● Exercise:
From the data that follows, copy every line holding the string "this".

Records excerpted from a collection
>>>
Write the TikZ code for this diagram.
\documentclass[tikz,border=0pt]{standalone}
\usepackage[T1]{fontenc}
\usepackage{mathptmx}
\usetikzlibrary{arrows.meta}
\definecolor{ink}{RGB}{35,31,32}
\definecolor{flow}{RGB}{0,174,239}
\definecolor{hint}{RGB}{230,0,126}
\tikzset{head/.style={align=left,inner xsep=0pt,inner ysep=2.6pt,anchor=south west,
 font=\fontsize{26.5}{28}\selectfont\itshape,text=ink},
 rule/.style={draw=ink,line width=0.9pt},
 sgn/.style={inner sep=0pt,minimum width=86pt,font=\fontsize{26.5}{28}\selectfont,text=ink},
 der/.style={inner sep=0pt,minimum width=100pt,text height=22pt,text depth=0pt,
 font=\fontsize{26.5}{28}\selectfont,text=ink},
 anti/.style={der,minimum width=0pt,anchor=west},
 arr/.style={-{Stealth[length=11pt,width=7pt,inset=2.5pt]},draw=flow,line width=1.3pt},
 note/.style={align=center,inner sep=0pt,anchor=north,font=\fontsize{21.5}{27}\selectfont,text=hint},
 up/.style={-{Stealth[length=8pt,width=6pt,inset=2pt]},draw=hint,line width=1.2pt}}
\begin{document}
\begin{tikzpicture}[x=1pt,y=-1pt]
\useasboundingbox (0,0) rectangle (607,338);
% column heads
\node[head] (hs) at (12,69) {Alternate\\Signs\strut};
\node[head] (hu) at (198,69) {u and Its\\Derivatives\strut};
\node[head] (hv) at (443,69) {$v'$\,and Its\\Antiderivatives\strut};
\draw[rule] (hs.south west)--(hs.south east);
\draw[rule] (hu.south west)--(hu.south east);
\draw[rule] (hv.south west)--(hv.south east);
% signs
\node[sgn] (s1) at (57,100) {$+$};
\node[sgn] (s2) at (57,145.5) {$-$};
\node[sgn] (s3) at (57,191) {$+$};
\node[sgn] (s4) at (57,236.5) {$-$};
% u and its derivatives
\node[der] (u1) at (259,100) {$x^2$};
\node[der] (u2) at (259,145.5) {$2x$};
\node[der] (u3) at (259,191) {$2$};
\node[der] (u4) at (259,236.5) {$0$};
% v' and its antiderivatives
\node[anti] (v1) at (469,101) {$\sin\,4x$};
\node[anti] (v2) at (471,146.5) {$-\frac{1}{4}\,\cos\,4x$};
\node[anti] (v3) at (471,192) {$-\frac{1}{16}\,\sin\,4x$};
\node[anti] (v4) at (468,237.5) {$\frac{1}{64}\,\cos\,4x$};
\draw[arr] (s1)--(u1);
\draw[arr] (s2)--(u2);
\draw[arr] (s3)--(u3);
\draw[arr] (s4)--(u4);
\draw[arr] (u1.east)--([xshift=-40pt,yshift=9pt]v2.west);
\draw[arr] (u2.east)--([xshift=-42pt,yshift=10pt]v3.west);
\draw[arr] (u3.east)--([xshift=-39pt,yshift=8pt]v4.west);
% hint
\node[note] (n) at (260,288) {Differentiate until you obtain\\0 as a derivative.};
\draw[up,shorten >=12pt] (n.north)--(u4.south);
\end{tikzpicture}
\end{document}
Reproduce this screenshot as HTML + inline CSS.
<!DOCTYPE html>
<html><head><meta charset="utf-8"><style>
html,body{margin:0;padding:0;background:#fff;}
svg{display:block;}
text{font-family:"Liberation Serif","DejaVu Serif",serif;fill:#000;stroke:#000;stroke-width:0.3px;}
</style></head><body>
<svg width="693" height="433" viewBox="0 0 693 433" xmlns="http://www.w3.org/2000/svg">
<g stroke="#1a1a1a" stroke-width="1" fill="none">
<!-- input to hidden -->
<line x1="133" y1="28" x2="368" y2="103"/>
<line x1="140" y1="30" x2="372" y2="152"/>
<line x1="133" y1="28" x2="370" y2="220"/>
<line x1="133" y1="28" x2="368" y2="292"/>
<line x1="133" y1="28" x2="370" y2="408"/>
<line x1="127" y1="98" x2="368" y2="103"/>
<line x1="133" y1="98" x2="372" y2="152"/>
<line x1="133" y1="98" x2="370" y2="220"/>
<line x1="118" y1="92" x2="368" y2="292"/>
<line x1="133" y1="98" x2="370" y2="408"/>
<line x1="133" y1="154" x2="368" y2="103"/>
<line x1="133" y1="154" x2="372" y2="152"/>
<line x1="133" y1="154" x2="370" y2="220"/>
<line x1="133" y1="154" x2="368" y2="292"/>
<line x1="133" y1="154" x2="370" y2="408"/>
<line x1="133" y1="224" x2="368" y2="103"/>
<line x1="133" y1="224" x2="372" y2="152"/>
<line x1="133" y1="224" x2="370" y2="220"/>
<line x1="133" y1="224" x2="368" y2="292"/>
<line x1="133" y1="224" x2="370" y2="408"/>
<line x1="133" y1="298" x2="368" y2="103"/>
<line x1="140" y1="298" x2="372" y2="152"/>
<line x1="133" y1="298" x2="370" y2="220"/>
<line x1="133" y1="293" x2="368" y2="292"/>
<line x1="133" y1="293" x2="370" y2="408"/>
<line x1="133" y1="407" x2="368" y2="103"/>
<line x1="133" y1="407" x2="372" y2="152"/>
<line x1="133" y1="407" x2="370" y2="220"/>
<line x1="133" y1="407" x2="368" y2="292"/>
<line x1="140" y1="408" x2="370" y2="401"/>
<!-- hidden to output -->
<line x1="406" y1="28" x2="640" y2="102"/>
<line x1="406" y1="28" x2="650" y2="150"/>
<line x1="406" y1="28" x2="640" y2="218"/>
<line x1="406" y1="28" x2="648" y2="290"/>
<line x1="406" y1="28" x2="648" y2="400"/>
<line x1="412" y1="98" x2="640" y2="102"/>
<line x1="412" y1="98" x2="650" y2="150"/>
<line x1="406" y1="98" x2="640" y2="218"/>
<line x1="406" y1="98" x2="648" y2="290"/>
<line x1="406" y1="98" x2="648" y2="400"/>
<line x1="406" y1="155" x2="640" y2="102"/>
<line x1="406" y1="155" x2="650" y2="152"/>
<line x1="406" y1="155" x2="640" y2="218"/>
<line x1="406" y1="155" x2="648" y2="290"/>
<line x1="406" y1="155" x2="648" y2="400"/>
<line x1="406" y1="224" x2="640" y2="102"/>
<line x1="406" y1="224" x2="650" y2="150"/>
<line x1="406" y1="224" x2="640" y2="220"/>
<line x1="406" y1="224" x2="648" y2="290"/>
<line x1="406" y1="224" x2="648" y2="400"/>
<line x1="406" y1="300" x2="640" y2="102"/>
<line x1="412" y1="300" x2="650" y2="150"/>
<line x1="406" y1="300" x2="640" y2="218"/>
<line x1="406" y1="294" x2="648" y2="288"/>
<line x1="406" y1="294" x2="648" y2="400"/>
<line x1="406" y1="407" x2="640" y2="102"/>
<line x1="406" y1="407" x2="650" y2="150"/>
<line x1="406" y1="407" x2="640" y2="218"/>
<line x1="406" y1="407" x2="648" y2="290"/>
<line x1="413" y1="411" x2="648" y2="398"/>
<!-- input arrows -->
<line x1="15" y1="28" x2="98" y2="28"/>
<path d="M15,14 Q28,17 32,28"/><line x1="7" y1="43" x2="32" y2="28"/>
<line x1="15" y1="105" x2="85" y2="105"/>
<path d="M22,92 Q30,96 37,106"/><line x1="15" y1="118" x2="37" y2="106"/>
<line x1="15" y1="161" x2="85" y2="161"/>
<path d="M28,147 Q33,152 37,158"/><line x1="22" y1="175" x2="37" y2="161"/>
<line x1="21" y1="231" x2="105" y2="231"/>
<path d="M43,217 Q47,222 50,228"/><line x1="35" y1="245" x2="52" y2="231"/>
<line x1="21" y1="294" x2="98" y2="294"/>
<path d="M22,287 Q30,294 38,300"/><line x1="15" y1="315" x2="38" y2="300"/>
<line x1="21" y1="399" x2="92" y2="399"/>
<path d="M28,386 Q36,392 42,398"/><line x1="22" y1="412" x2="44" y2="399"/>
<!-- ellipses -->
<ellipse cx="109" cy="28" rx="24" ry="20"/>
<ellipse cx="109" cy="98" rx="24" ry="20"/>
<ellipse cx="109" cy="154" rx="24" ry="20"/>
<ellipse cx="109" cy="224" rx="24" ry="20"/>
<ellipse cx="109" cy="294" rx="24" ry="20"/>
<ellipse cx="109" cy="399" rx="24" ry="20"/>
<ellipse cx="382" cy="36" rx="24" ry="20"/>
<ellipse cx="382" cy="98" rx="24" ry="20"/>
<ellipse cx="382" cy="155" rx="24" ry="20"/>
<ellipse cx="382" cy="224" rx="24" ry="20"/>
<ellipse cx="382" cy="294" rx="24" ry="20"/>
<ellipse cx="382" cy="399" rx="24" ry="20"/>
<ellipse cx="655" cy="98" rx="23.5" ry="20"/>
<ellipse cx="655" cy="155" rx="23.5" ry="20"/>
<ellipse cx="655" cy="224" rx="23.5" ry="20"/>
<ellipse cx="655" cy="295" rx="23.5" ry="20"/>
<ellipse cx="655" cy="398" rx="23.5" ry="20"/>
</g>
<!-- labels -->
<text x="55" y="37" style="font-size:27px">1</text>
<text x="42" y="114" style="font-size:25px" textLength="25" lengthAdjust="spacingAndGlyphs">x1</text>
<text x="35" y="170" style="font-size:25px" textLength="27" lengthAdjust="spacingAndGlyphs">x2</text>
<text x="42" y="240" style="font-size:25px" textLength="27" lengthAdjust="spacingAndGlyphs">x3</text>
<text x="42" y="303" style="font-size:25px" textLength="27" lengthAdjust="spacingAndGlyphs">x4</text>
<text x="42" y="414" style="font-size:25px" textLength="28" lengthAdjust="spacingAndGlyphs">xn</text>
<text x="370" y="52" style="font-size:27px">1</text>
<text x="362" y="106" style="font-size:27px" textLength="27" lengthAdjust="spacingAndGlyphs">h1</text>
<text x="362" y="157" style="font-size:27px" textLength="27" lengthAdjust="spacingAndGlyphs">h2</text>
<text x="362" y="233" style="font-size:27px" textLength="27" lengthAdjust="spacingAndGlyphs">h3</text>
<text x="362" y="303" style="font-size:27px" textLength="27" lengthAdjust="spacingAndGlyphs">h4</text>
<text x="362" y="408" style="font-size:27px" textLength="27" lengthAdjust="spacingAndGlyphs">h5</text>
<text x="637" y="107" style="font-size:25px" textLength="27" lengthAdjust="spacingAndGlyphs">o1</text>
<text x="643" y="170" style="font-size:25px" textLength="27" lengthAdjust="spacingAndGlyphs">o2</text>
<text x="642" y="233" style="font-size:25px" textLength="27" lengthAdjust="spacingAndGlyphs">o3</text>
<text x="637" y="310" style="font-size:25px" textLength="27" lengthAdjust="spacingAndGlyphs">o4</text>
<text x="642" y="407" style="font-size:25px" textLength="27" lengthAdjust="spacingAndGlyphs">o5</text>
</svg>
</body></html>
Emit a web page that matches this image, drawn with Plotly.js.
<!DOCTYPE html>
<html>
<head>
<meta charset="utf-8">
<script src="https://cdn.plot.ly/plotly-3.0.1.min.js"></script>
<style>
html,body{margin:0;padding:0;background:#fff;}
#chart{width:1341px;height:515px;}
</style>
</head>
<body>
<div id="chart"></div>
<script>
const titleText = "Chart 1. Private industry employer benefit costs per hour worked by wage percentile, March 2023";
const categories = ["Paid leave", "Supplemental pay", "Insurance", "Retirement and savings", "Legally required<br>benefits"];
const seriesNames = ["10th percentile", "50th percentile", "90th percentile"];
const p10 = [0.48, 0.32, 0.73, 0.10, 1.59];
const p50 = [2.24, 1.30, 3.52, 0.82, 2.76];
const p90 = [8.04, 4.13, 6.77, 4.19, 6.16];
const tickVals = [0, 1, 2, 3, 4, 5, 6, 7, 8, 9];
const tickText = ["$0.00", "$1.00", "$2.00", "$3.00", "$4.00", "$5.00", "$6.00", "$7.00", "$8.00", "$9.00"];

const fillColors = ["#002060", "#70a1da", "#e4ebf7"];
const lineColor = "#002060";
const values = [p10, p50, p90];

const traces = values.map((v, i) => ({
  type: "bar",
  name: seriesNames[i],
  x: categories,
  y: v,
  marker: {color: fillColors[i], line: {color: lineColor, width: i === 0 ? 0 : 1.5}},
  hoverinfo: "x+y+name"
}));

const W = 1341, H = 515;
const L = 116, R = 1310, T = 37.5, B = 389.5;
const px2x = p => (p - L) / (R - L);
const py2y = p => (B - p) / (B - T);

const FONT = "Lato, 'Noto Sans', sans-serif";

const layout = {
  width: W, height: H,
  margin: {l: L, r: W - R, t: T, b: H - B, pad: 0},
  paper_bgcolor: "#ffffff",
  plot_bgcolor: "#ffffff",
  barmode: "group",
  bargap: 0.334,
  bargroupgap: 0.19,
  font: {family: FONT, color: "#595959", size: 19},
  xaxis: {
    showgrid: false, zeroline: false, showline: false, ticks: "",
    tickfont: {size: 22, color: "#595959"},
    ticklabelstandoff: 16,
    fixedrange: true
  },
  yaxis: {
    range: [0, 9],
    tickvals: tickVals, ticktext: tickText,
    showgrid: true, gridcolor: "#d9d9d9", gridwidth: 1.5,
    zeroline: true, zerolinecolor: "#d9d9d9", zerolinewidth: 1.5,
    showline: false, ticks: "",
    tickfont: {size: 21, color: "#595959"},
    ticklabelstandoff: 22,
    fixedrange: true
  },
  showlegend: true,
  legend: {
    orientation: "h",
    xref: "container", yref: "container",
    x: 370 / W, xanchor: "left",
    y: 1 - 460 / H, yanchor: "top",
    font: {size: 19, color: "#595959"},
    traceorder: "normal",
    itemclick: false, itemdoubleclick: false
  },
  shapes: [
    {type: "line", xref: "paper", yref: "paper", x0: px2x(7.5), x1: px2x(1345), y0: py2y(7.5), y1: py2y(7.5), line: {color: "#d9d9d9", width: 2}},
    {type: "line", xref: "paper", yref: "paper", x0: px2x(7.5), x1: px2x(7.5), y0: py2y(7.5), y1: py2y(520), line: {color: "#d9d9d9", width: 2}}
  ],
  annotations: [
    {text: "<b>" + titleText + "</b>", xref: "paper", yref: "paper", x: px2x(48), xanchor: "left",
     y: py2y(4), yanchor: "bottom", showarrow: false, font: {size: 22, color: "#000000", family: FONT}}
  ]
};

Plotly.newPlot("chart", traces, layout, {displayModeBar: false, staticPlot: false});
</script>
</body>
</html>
<<<
● Result below:
Write the TikZ code for this diagram.
Reproduce this screenshot as HTML + inline CSS.
Emit a web page that matches this image, drawn with Plotly.js.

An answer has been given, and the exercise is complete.